• [What to work on] Go through the listing and copy every line word for word.

»»

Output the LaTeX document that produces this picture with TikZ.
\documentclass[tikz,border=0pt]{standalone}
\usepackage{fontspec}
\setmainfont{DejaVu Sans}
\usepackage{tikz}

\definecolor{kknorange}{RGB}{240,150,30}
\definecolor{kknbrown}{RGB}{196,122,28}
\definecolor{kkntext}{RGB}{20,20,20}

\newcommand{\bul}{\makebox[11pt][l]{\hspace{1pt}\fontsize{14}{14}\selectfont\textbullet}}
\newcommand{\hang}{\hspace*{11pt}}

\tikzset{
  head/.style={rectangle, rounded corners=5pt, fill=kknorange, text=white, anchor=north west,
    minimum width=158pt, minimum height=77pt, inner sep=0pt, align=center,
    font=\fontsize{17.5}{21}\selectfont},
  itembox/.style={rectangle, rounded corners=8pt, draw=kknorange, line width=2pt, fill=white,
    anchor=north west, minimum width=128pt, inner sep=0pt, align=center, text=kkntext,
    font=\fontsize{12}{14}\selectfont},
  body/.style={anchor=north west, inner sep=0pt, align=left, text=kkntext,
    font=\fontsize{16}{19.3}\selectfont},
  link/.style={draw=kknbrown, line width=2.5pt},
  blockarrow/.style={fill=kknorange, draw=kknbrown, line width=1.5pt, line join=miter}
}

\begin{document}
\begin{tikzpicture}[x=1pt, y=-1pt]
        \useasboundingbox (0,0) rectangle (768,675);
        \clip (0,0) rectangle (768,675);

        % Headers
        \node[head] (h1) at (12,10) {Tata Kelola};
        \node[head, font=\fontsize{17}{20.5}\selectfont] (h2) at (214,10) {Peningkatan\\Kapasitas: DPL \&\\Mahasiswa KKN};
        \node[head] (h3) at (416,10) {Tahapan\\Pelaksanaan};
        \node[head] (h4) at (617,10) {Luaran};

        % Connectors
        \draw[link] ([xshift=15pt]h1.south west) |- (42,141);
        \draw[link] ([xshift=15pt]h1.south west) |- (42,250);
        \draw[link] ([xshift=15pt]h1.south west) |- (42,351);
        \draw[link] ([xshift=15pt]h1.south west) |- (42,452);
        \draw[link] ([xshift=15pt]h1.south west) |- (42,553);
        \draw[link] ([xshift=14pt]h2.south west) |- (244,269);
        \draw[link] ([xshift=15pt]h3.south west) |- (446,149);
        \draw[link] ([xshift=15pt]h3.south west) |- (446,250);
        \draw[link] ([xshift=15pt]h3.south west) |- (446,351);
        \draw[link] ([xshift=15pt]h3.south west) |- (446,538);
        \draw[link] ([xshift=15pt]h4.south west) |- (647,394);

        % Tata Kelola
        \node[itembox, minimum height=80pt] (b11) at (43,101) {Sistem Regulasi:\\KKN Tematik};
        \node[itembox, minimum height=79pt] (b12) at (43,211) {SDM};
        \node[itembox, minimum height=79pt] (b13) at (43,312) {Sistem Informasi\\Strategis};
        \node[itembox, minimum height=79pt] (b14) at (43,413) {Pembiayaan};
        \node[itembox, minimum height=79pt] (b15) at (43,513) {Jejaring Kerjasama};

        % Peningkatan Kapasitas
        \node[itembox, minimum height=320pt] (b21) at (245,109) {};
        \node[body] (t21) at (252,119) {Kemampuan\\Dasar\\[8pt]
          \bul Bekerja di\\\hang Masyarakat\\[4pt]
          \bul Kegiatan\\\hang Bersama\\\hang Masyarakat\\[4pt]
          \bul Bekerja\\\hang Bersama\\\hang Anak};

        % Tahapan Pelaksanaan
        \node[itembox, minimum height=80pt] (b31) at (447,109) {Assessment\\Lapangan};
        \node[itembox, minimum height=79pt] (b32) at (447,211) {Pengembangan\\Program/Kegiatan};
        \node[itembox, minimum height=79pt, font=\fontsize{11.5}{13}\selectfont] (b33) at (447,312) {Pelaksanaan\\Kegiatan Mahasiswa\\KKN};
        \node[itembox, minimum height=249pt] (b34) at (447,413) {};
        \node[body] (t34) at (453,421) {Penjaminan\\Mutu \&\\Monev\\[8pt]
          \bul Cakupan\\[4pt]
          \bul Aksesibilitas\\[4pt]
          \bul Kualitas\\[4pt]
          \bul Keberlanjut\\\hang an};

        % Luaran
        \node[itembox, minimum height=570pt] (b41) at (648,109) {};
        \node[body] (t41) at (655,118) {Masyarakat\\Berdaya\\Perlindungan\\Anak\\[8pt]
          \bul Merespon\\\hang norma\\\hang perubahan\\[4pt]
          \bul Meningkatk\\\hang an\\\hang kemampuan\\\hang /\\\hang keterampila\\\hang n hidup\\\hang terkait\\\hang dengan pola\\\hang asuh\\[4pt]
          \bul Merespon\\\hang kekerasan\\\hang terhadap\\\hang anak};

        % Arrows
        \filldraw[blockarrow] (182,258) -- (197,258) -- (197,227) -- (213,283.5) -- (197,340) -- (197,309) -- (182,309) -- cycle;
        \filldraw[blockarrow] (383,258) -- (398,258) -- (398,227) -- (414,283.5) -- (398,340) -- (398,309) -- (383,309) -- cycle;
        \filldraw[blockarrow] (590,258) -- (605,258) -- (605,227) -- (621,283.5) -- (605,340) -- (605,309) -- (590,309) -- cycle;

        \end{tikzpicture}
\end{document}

««

• [Task output]
Output the LaTeX document that produces this picture with TikZ.
\documentclass[tikz,border=0pt]{standalone}
\usepackage{fontspec}
\setmainfont{DejaVu Sans}
\usepackage{tikz}

\definecolor{kknorange}{RGB}{240,150,30}
\definecolor{kknbrown}{RGB}{196,122,28}
\definecolor{kkntext}{RGB}{20,20,20}

\newcommand{\bul}{\makebox[11pt][l]{\hspace{1pt}\fontsize{14}{14}\selectfont\textbullet}}
\newcommand{\hang}{\hspace*{11pt}}

\tikzset{
  head/.style={rectangle, rounded corners=5pt, fill=kknorange, text=white, anchor=north west,
    minimum width=158pt, minimum height=77pt, inner sep=0pt, align=center,
    font=\fontsize{17.5}{21}\selectfont},
  itembox/.style={rectangle, rounded corners=8pt, draw=kknorange, line width=2pt, fill=white,
    anchor=north west, minimum width=128pt, inner sep=0pt, align=center, text=kkntext,
    font=\fontsize{12}{14}\selectfont},
  body/.style={anchor=north west, inner sep=0pt, align=left, text=kkntext,
    font=\fontsize{16}{19.3}\selectfont},
  link/.style={draw=kknbrown, line width=2.5pt},
  blockarrow/.style={fill=kknorange, draw=kknbrown, line width=1.5pt, line join=miter}
}

\begin{document}
\begin{tikzpicture}[x=1pt, y=-1pt]
        \useasboundingbox (0,0) rectangle (768,675);
        \clip (0,0) rectangle (768,675);

        % Headers
        \node[head] (h1) at (12,10) {Tata Kelola};
        \node[head, font=\fontsize{17}{20.5}\selectfont] (h2) at (214,10) {Peningkatan\\Kapasitas: DPL \&\\Mahasiswa KKN};
        \node[head] (h3) at (416,10) {Tahapan\\Pelaksanaan};
        \node[head] (h4) at (617,10) {Luaran};

        % Connectors
        \draw[link] ([xshift=15pt]h1.south west) |- (42,141);
        \draw[link] ([xshift=15pt]h1.south west) |- (42,250);
        \draw[link] ([xshift=15pt]h1.south west) |- (42,351);
        \draw[link] ([xshift=15pt]h1.south west) |- (42,452);
        \draw[link] ([xshift=15pt]h1.south west) |- (42,553);
        \draw[link] ([xshift=14pt]h2.south west) |- (244,269);
        \draw[link] ([xshift=15pt]h3.south west) |- (446,149);
        \draw[link] ([xshift=15pt]h3.south west) |- (446,250);
        \draw[link] ([xshift=15pt]h3.south west) |- (446,351);
        \draw[link] ([xshift=15pt]h3.south west) |- (446,538);
        \draw[link] ([xshift=15pt]h4.south west) |- (647,394);

        % Tata Kelola
        \node[itembox, minimum height=80pt] (b11) at (43,101) {Sistem Regulasi:\\KKN Tematik};
        \node[itembox, minimum height=79pt] (b12) at (43,211) {SDM};
        \node[itembox, minimum height=79pt] (b13) at (43,312) {Sistem Informasi\\Strategis};
        \node[itembox, minimum height=79pt] (b14) at (43,413) {Pembiayaan};
        \node[itembox, minimum height=79pt] (b15) at (43,513) {Jejaring Kerjasama};

        % Peningkatan Kapasitas
        \node[itembox, minimum height=320pt] (b21) at (245,109) {};
        \node[body] (t21) at (252,119) {Kemampuan\\Dasar\\[8pt]
          \bul Bekerja di\\\hang Masyarakat\\[4pt]
          \bul Kegiatan\\\hang Bersama\\\hang Masyarakat\\[4pt]
          \bul Bekerja\\\hang Bersama\\\hang Anak};

        % Tahapan Pelaksanaan
        \node[itembox, minimum height=80pt] (b31) at (447,109) {Assessment\\Lapangan};
        \node[itembox, minimum height=79pt] (b32) at (447,211) {Pengembangan\\Program/Kegiatan};
        \node[itembox, minimum height=79pt, font=\fontsize{11.5}{13}\selectfont] (b33) at (447,312) {Pelaksanaan\\Kegiatan Mahasiswa\\KKN};
        \node[itembox, minimum height=249pt] (b34) at (447,413) {};
        \node[body] (t34) at (453,421) {Penjaminan\\Mutu \&\\Monev\\[8pt]
          \bul Cakupan\\[4pt]
          \bul Aksesibilitas\\[4pt]
          \bul Kualitas\\[4pt]
          \bul Keberlanjut\\\hang an};

        % Luaran
        \node[itembox, minimum height=570pt] (b41) at (648,109) {};
        \node[body] (t41) at (655,118) {Masyarakat\\Berdaya\\Perlindungan\\Anak\\[8pt]
          \bul Merespon\\\hang norma\\\hang perubahan\\[4pt]
          \bul Meningkatk\\\hang an\\\hang kemampuan\\\hang /\\\hang keterampila\\\hang n hidup\\\hang terkait\\\hang dengan pola\\\hang asuh\\[4pt]
          \bul Merespon\\\hang kekerasan\\\hang terhadap\\\hang anak};

        % Arrows
        \filldraw[blockarrow] (182,258) -- (197,258) -- (197,227) -- (213,283.5) -- (197,340) -- (197,309) -- (182,309) -- cycle;
        \filldraw[blockarrow] (383,258) -- (398,258) -- (398,227) -- (414,283.5) -- (398,340) -- (398,309) -- (383,309) -- cycle;
        \filldraw[blockarrow] (590,258) -- (605,258) -- (605,227) -- (621,283.5) -- (605,340) -- (605,309) -- (590,309) -- cycle;

        \end{tikzpicture}
\end{document}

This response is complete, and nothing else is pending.